Describing texture in Igneous rocks

- Crystalline texture: forms when a melt solidifies and the minerals in some rocks grow and interlock like pieces of a jigsaw puzzle; crystals interlock because the rock does not solidify instantly but instead grow at different rates and times; as crystals grow they interfere with each other; e.g. a fast growing crystal may surround a slower growing crystal partly or entirely and later forming crystals fill in gaps between earlier forming crystals; coarse-grained/phaneritic rocks have crystals large enough to identify with the naked eye; fine-grained/aphanitic rocks have crystals that are too small to identify with the naked eye; Porphyritic rocks have larger crystals called phenocrysts surrounded by a mass of fine crystals called groundmass. - Fragmental texture: form from pyroclastic debris and consist of chunks or shards that are packed, welded, or cemented together after they have solidified. - Glassy texture: rocks made of solid mass of glass or tiny crystals surrounded by glass; these rocks typically fracture conchoidally (curved or like a clam shell).

Physical Weathering: Animal Attack

- For burrowing creatures. - Can move rock fragments. - Humans have become perhaps the most energetic agent of physical weathering on the plant. - Excavate quarries, foundations, mines or roadbeds by digging and blasting, shatter and displace large volumes of rock that might otherwise have remained intact for million of years.

Physical Weathering: Thermal Expansion

- Heat of an intense forest fire breaks a rock causing outer layer to expand. - On cooling, layer contracts which generates force in the rock sufficient to break off the outer part of the rock. - Heat of Sun's rays sweeping across dark rocks in a desert may overtime cause cobbles on the ground surface to fracture into thin slices.

Chemical Weathering: Oxidation

- In rocks, transform iron bearing minerals such as biotite and pyrite into a rusty brown mixture of various iron-oxide and iron-hydroxide minerals. - Causes iron-bearing rocks to rust.

Physical Weathering: Jointing

- Natural crack in rock - formation of joint separates one piece of rock into 2 separate pieces. - Almost all rock outcrops contain joints. - Large granite plutons typically split into onion-like sheets along exfoliation joints that lie parallel to the mountain face - Sedimentary rock layers tend to break into rectangular blocks bounded by joints on the sides and layer boundaries above and below. - Breaks bedrock into many separate blocks- when exposed on a slope eventually tumble downslope, fragmenting into smaller pieces as they fall. Resulting chunks may collect in an apron of talus or may be carried away by rivers or glaciers at the base of a cliff. - Form when rock that had been buried deeply in the crust rises towards the Earth's surface. As erosion strips away overburden, the rock becomes cooler and the pressure squeezing it decreases. Rock changes shape slightly but enough to cause hard rock to crack.

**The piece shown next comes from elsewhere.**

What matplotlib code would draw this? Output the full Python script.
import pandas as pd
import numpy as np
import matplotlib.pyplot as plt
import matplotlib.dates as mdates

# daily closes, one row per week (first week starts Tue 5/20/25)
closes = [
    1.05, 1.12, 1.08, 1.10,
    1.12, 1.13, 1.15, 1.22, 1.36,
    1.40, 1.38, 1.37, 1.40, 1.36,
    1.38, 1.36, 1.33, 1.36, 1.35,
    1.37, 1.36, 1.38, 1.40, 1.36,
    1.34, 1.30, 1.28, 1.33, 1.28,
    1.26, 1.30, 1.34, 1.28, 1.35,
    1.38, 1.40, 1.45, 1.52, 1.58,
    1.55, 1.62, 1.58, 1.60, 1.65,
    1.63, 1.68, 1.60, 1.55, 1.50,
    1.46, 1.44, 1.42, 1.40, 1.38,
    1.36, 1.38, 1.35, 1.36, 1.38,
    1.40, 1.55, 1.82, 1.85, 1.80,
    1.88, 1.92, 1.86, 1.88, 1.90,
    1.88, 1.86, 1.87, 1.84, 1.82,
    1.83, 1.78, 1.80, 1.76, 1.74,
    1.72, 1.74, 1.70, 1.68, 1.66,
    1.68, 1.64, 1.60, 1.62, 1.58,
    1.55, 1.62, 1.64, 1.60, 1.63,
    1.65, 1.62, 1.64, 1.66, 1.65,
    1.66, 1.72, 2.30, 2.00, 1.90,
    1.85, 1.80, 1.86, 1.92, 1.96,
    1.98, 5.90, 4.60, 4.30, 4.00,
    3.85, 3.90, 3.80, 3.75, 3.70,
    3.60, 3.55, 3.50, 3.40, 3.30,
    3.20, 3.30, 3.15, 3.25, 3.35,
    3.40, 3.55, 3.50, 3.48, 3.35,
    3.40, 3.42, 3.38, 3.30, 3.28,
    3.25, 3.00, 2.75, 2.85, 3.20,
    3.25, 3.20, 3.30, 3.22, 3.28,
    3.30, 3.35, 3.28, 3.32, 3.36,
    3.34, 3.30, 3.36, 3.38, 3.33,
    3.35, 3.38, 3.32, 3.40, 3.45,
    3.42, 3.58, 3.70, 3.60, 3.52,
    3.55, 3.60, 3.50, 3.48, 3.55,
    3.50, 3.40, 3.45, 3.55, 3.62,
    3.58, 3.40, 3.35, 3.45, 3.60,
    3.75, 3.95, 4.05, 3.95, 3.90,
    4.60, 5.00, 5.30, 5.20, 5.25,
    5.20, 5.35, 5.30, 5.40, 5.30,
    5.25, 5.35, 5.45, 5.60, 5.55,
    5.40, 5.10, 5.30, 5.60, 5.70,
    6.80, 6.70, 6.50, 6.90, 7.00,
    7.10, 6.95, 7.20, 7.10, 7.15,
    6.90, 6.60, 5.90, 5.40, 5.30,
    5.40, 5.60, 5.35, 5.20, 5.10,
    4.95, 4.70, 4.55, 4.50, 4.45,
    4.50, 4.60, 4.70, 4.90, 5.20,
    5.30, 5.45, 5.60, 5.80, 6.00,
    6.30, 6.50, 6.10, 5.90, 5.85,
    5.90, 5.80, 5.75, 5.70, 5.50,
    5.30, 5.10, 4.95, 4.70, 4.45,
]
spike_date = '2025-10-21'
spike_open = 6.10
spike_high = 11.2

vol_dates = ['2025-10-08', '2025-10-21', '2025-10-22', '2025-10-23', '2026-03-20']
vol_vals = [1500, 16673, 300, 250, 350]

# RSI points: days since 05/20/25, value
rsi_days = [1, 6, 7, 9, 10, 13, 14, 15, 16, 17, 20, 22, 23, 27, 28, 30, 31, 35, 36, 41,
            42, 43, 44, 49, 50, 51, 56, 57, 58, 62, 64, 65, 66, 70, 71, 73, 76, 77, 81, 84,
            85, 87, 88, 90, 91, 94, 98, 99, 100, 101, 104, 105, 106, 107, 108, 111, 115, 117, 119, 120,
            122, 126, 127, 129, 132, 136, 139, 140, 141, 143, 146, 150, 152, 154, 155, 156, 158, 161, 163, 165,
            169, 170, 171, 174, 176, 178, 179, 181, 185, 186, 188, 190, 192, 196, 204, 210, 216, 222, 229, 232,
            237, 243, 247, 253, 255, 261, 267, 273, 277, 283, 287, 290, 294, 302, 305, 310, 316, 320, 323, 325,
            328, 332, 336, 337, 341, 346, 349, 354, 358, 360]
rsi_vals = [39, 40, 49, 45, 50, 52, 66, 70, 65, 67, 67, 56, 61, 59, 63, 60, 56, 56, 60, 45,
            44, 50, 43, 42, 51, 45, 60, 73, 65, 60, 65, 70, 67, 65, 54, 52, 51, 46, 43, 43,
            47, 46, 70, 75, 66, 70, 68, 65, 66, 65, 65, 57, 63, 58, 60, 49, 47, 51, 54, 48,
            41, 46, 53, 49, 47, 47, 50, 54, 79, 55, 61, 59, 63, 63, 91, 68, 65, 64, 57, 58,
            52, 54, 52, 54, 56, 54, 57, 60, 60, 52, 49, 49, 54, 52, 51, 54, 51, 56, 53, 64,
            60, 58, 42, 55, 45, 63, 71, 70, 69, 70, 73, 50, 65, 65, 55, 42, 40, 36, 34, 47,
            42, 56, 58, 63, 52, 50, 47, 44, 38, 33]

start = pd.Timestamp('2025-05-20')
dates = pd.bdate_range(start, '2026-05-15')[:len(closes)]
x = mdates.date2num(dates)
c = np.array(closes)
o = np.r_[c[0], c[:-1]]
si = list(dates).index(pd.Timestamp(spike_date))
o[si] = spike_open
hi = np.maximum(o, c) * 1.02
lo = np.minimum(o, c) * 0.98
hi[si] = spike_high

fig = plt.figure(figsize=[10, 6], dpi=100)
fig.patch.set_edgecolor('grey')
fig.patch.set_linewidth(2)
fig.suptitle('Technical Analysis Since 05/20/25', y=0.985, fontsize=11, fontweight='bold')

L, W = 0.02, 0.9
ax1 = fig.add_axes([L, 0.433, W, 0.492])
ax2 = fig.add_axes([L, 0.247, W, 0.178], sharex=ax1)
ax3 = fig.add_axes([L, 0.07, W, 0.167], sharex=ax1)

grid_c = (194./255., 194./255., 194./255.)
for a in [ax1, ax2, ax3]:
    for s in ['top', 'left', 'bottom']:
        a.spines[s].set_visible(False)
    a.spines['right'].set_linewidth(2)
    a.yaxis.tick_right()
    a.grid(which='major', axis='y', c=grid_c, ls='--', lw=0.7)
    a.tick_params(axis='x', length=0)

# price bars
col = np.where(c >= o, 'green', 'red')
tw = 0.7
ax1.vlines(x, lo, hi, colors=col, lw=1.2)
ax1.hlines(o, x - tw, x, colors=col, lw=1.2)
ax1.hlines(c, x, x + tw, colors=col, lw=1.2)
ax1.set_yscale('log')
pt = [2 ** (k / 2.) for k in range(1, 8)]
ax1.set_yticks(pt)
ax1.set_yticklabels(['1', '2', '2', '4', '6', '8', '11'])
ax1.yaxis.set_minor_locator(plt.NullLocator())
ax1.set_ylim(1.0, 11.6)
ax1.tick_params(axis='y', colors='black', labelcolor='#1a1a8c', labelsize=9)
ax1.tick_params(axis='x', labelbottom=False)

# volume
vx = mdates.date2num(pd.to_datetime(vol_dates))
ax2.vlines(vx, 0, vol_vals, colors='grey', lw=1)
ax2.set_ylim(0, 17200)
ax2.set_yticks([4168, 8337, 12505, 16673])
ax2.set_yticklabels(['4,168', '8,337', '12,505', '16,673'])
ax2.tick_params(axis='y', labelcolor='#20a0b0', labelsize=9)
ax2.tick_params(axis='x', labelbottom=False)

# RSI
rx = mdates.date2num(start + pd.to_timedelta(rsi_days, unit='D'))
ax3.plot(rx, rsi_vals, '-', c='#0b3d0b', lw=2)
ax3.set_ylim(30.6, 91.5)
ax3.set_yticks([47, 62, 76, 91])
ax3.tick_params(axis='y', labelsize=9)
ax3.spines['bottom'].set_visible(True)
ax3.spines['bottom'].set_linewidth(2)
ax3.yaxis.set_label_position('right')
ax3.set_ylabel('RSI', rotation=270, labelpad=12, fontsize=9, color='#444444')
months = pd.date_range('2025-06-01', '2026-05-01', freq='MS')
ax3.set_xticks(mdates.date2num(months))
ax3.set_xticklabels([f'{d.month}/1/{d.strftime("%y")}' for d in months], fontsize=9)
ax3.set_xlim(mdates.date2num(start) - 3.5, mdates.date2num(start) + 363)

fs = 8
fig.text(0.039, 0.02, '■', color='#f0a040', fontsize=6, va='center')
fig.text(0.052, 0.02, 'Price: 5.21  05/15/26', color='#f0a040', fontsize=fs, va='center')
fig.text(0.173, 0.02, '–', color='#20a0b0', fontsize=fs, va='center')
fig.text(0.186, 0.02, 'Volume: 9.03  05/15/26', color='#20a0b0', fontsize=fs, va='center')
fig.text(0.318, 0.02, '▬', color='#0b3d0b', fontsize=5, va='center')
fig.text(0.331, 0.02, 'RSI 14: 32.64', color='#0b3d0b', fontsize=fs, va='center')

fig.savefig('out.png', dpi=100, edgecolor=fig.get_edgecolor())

Where are Sedimentary rocks deposited?

- Ocean, underwater - Freshwater (lakes and rivers) - By glaciers - By land slides - By wind

How do physical and chemical weathering work together?

- PW speeds up CW. - CW takes place at the materials surface, so the overall rate at which CW occurs depends on the ratio of surface area to volume. - The greater the SA the faster the volume of the whole material can chemically weather. - When PW breaks a large block of rock into smaller pieces, the SA increases so CA weathering happens faster. - CW speeds up PW by dissolving away grains or cements that hold a rock together by transforming hard minerals (e.g. feldspar) into soft minerals (e.g. clay) and causing minerals to absorb water and expand. Can make rock weaker so can disintegrate easily.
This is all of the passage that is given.